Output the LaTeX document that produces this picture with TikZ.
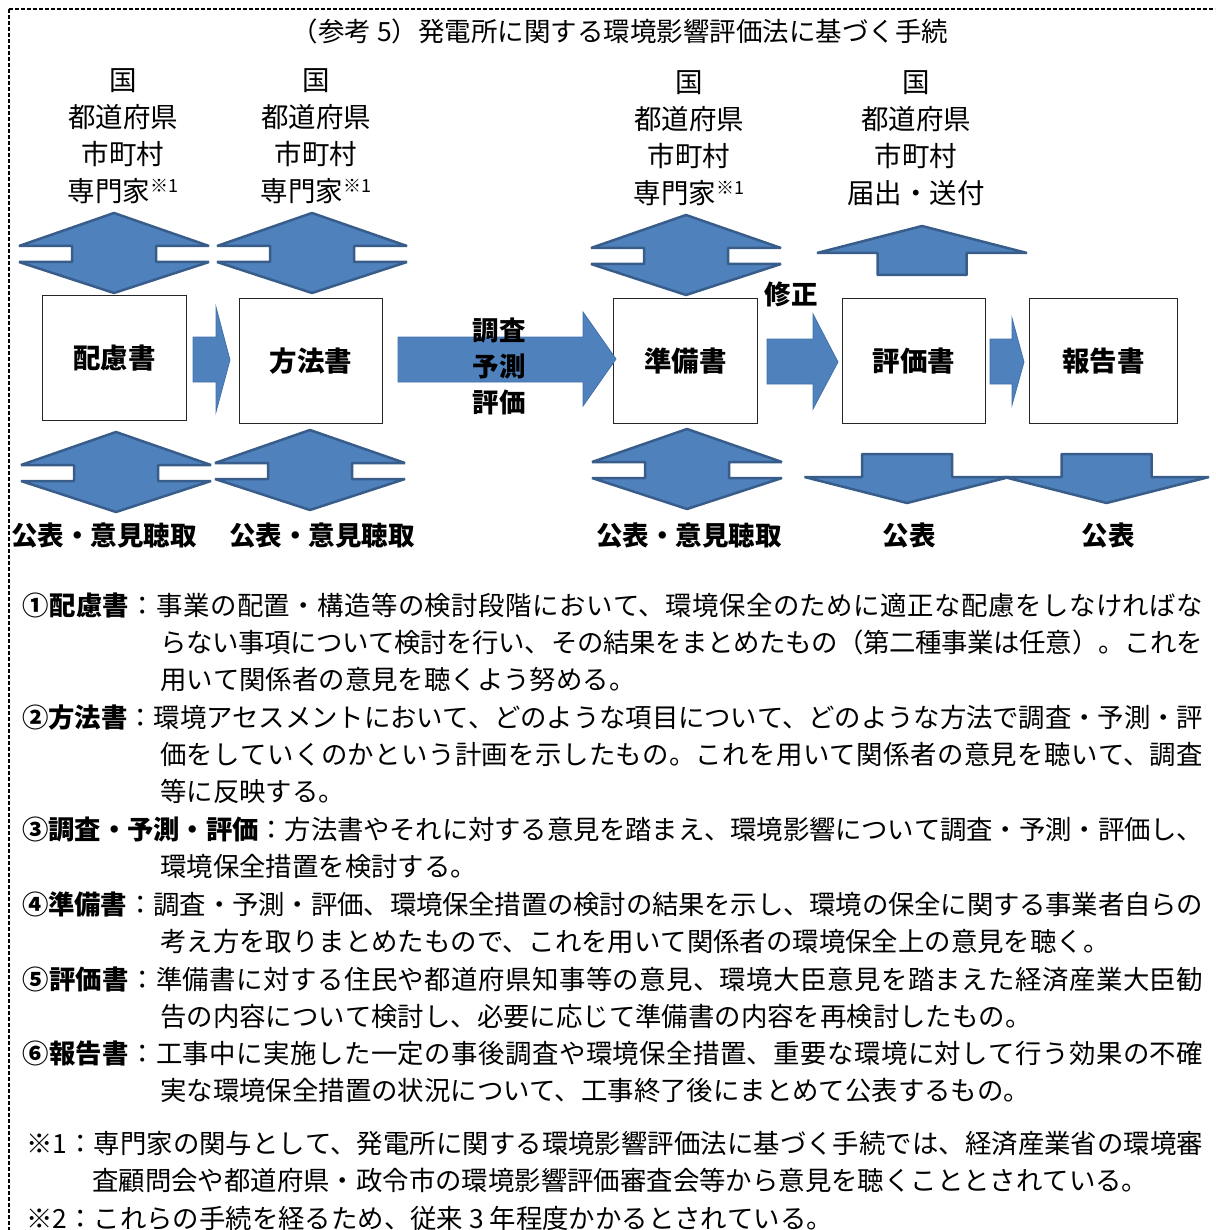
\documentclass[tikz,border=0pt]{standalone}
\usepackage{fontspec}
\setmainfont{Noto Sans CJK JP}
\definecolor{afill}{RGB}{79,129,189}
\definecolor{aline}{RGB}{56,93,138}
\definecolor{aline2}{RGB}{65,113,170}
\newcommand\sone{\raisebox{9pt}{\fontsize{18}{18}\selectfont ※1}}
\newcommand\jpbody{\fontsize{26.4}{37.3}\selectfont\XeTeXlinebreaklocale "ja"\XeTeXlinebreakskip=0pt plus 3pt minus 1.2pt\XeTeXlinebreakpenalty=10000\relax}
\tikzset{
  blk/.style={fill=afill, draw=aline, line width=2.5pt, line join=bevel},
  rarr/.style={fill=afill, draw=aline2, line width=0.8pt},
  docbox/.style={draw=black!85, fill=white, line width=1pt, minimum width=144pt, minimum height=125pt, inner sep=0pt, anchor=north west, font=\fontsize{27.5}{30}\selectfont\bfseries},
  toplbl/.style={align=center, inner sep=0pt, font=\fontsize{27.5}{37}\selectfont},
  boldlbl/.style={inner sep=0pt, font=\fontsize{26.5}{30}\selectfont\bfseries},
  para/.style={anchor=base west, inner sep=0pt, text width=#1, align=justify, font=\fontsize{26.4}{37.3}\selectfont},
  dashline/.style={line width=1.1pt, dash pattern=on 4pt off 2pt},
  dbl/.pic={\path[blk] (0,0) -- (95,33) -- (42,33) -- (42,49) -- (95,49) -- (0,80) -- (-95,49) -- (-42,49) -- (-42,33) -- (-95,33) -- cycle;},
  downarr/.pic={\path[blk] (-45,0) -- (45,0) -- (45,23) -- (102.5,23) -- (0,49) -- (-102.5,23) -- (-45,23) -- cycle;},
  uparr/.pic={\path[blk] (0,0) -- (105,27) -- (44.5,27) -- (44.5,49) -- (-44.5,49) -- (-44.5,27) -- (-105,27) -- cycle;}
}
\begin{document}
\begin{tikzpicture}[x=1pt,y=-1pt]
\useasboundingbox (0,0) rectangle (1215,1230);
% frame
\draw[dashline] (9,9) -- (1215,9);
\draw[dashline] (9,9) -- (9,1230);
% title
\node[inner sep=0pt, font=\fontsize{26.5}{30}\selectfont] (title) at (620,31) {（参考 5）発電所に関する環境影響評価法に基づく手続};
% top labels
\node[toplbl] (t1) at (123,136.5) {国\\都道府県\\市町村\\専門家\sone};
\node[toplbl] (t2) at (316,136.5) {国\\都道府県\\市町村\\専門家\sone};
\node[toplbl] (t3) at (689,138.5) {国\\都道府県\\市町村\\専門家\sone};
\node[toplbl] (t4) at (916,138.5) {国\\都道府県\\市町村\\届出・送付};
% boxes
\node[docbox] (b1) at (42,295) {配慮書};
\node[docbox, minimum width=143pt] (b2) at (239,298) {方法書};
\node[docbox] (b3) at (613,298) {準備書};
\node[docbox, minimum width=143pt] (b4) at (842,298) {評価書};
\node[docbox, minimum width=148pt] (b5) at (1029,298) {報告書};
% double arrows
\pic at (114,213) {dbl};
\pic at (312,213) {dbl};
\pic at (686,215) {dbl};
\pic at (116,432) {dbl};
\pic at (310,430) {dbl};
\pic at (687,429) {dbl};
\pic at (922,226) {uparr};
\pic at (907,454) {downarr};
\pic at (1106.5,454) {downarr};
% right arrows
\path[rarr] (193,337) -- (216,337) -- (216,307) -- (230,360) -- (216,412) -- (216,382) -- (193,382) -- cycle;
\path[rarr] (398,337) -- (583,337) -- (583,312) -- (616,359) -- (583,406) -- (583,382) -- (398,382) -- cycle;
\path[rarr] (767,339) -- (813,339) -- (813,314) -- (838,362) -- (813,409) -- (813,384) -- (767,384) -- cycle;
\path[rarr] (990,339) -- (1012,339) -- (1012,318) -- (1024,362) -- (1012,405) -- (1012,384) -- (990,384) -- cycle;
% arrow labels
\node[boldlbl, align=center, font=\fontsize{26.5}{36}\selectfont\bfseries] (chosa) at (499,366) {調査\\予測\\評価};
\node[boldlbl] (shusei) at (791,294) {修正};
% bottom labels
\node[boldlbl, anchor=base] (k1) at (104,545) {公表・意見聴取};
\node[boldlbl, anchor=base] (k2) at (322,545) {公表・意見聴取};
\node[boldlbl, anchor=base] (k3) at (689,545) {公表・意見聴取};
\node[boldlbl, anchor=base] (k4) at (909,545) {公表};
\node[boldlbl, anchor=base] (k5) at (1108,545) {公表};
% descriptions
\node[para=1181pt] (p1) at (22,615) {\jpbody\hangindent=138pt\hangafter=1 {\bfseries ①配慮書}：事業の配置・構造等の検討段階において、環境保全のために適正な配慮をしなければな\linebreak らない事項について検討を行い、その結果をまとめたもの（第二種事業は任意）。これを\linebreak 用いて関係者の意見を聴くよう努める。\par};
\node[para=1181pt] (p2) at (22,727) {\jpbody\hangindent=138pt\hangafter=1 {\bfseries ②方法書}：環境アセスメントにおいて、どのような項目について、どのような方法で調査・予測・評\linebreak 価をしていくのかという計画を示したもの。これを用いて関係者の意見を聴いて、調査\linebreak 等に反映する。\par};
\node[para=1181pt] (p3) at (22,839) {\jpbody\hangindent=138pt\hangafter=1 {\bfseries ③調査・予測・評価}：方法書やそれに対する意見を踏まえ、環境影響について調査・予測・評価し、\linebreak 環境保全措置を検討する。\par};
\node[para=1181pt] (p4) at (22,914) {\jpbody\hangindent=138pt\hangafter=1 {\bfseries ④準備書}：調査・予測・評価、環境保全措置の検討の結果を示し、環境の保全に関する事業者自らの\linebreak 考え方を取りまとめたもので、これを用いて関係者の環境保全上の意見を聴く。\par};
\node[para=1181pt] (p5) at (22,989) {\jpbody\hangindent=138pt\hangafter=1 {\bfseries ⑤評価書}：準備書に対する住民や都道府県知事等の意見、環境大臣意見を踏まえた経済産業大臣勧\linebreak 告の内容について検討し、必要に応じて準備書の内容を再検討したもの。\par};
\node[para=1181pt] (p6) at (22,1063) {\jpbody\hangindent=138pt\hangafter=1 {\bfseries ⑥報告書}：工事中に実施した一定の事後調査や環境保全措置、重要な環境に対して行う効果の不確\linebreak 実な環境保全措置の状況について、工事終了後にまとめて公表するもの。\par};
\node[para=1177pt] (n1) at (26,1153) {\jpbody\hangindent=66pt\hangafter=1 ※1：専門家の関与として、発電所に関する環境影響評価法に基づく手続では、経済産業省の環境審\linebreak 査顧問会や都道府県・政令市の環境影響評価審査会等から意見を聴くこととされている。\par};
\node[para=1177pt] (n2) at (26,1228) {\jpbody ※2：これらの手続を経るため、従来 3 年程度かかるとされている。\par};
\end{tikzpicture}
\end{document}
-.-.-
From the data above, write out everything exactly except the pictures.

Exercise output
Output the LaTeX document that produces this picture with TikZ.
\documentclass[tikz,border=0pt]{standalone}
\usepackage{fontspec}
\setmainfont{Noto Sans CJK JP}
\definecolor{afill}{RGB}{79,129,189}
\definecolor{aline}{RGB}{56,93,138}
\definecolor{aline2}{RGB}{65,113,170}
\newcommand\sone{\raisebox{9pt}{\fontsize{18}{18}\selectfont ※1}}
\newcommand\jpbody{\fontsize{26.4}{37.3}\selectfont\XeTeXlinebreaklocale "ja"\XeTeXlinebreakskip=0pt plus 3pt minus 1.2pt\XeTeXlinebreakpenalty=10000\relax}
\tikzset{
  blk/.style={fill=afill, draw=aline, line width=2.5pt, line join=bevel},
  rarr/.style={fill=afill, draw=aline2, line width=0.8pt},
  docbox/.style={draw=black!85, fill=white, line width=1pt, minimum width=144pt, minimum height=125pt, inner sep=0pt, anchor=north west, font=\fontsize{27.5}{30}\selectfont\bfseries},
  toplbl/.style={align=center, inner sep=0pt, font=\fontsize{27.5}{37}\selectfont},
  boldlbl/.style={inner sep=0pt, font=\fontsize{26.5}{30}\selectfont\bfseries},
  para/.style={anchor=base west, inner sep=0pt, text width=#1, align=justify, font=\fontsize{26.4}{37.3}\selectfont},
  dashline/.style={line width=1.1pt, dash pattern=on 4pt off 2pt},
  dbl/.pic={\path[blk] (0,0) -- (95,33) -- (42,33) -- (42,49) -- (95,49) -- (0,80) -- (-95,49) -- (-42,49) -- (-42,33) -- (-95,33) -- cycle;},
  downarr/.pic={\path[blk] (-45,0) -- (45,0) -- (45,23) -- (102.5,23) -- (0,49) -- (-102.5,23) -- (-45,23) -- cycle;},
  uparr/.pic={\path[blk] (0,0) -- (105,27) -- (44.5,27) -- (44.5,49) -- (-44.5,49) -- (-44.5,27) -- (-105,27) -- cycle;}
}
\begin{document}
\begin{tikzpicture}[x=1pt,y=-1pt]
\useasboundingbox (0,0) rectangle (1215,1230);
% frame
\draw[dashline] (9,9) -- (1215,9);
\draw[dashline] (9,9) -- (9,1230);
% title
\node[inner sep=0pt, font=\fontsize{26.5}{30}\selectfont] (title) at (620,31) {（参考 5）発電所に関する環境影響評価法に基づく手続};
% top labels
\node[toplbl] (t1) at (123,136.5) {国\\都道府県\\市町村\\専門家\sone};
\node[toplbl] (t2) at (316,136.5) {国\\都道府県\\市町村\\専門家\sone};
\node[toplbl] (t3) at (689,138.5) {国\\都道府県\\市町村\\専門家\sone};
\node[toplbl] (t4) at (916,138.5) {国\\都道府県\\市町村\\届出・送付};
% boxes
\node[docbox] (b1) at (42,295) {配慮書};
\node[docbox, minimum width=143pt] (b2) at (239,298) {方法書};
\node[docbox] (b3) at (613,298) {準備書};
\node[docbox, minimum width=143pt] (b4) at (842,298) {評価書};
\node[docbox, minimum width=148pt] (b5) at (1029,298) {報告書};
% double arrows
\pic at (114,213) {dbl};
\pic at (312,213) {dbl};
\pic at (686,215) {dbl};
\pic at (116,432) {dbl};
\pic at (310,430) {dbl};
\pic at (687,429) {dbl};
\pic at (922,226) {uparr};
\pic at (907,454) {downarr};
\pic at (1106.5,454) {downarr};
% right arrows
\path[rarr] (193,337) -- (216,337) -- (216,307) -- (230,360) -- (216,412) -- (216,382) -- (193,382) -- cycle;
\path[rarr] (398,337) -- (583,337) -- (583,312) -- (616,359) -- (583,406) -- (583,382) -- (398,382) -- cycle;
\path[rarr] (767,339) -- (813,339) -- (813,314) -- (838,362) -- (813,409) -- (813,384) -- (767,384) -- cycle;
\path[rarr] (990,339) -- (1012,339) -- (1012,318) -- (1024,362) -- (1012,405) -- (1012,384) -- (990,384) -- cycle;
% arrow labels
\node[boldlbl, align=center, font=\fontsize{26.5}{36}\selectfont\bfseries] (chosa) at (499,366) {調査\\予測\\評価};
\node[boldlbl] (shusei) at (791,294) {修正};
% bottom labels
\node[boldlbl, anchor=base] (k1) at (104,545) {公表・意見聴取};
\node[boldlbl, anchor=base] (k2) at (322,545) {公表・意見聴取};
\node[boldlbl, anchor=base] (k3) at (689,545) {公表・意見聴取};
\node[boldlbl, anchor=base] (k4) at (909,545) {公表};
\node[boldlbl, anchor=base] (k5) at (1108,545) {公表};
% descriptions
\node[para=1181pt] (p1) at (22,615) {\jpbody\hangindent=138pt\hangafter=1 {\bfseries ①配慮書}：事業の配置・構造等の検討段階において、環境保全のために適正な配慮をしなければな\linebreak らない事項について検討を行い、その結果をまとめたもの（第二種事業は任意）。これを\linebreak 用いて関係者の意見を聴くよう努める。\par};
\node[para=1181pt] (p2) at (22,727) {\jpbody\hangindent=138pt\hangafter=1 {\bfseries ②方法書}：環境アセスメントにおいて、どのような項目について、どのような方法で調査・予測・評\linebreak 価をしていくのかという計画を示したもの。これを用いて関係者の意見を聴いて、調査\linebreak 等に反映する。\par};
\node[para=1181pt] (p3) at (22,839) {\jpbody\hangindent=138pt\hangafter=1 {\bfseries ③調査・予測・評価}：方法書やそれに対する意見を踏まえ、環境影響について調査・予測・評価し、\linebreak 環境保全措置を検討する。\par};
\node[para=1181pt] (p4) at (22,914) {\jpbody\hangindent=138pt\hangafter=1 {\bfseries ④準備書}：調査・予測・評価、環境保全措置の検討の結果を示し、環境の保全に関する事業者自らの\linebreak 考え方を取りまとめたもので、これを用いて関係者の環境保全上の意見を聴く。\par};
\node[para=1181pt] (p5) at (22,989) {\jpbody\hangindent=138pt\hangafter=1 {\bfseries ⑤評価書}：準備書に対する住民や都道府県知事等の意見、環境大臣意見を踏まえた経済産業大臣勧\linebreak 告の内容について検討し、必要に応じて準備書の内容を再検討したもの。\par};
\node[para=1181pt] (p6) at (22,1063) {\jpbody\hangindent=138pt\hangafter=1 {\bfseries ⑥報告書}：工事中に実施した一定の事後調査や環境保全措置、重要な環境に対して行う効果の不確\linebreak 実な環境保全措置の状況について、工事終了後にまとめて公表するもの。\par};
\node[para=1177pt] (n1) at (26,1153) {\jpbody\hangindent=66pt\hangafter=1 ※1：専門家の関与として、発電所に関する環境影響評価法に基づく手続では、経済産業省の環境審\linebreak 査顧問会や都道府県・政令市の環境影響評価審査会等から意見を聴くこととされている。\par};
\node[para=1177pt] (n2) at (26,1228) {\jpbody ※2：これらの手続を経るため、従来 3 年程度かかるとされている。\par};
\end{tikzpicture}
\end{document}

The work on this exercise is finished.